Essa firmeza é fundamental. Em casa, as crianças estão registrando os comentários e também a firmeza.

Quem está prestando atenção entende como, nesse contexto, a presença de uma mulher ainda incomoda. O lugar não é nosso. Somos as invasoras.

Antes de escrever esse texto falei com outras mulheres e com amigos sinceros daqueles que gostam de futebol apenas nas Copas. Elas e eles viram o jogo e, pela primeira vez, escutaram uma mulher entre os homens nos comentários.

Todos ficaram com a mesma impressão que eu. O orgulho se misturou à indignação para algumas das mulheres com quem falei.

São muitas as conquistas femininas nessa cobertura da Copa, mas falta um chão para que não sejamos tratadas nem com desdém nem com paternalismos.

Para que possamos ser criticadas por erros e elogiadas por acertos sem que nosso gênero tenha um papel determinante na crítica ou no elogio.

Estamos todos aprendendo e caminhando juntos.

Há aliados importantes.

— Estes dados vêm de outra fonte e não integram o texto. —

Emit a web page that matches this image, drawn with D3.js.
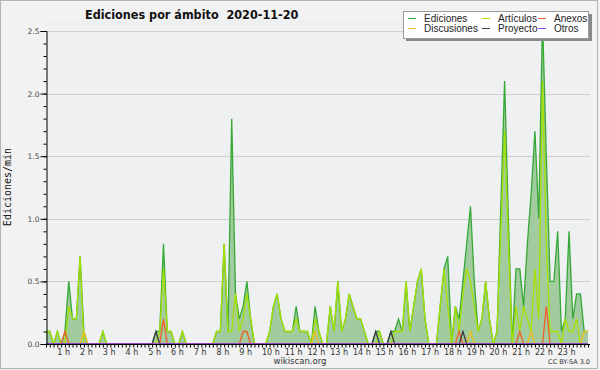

Há aliados apaixonados, dispostos a falar e se misturar à luta sabendo exatamente a importância dessa luta que, ao final, terá libertado a todos da violência do machismo que mata mulheres e esvazia homens de suas possíveis totalidades.

Chegaremos lá. Por causa das Renatas, das Natalias, das Anas.

Em casa, as crianças estão atentas e absorvendo. É assim que a roda gira.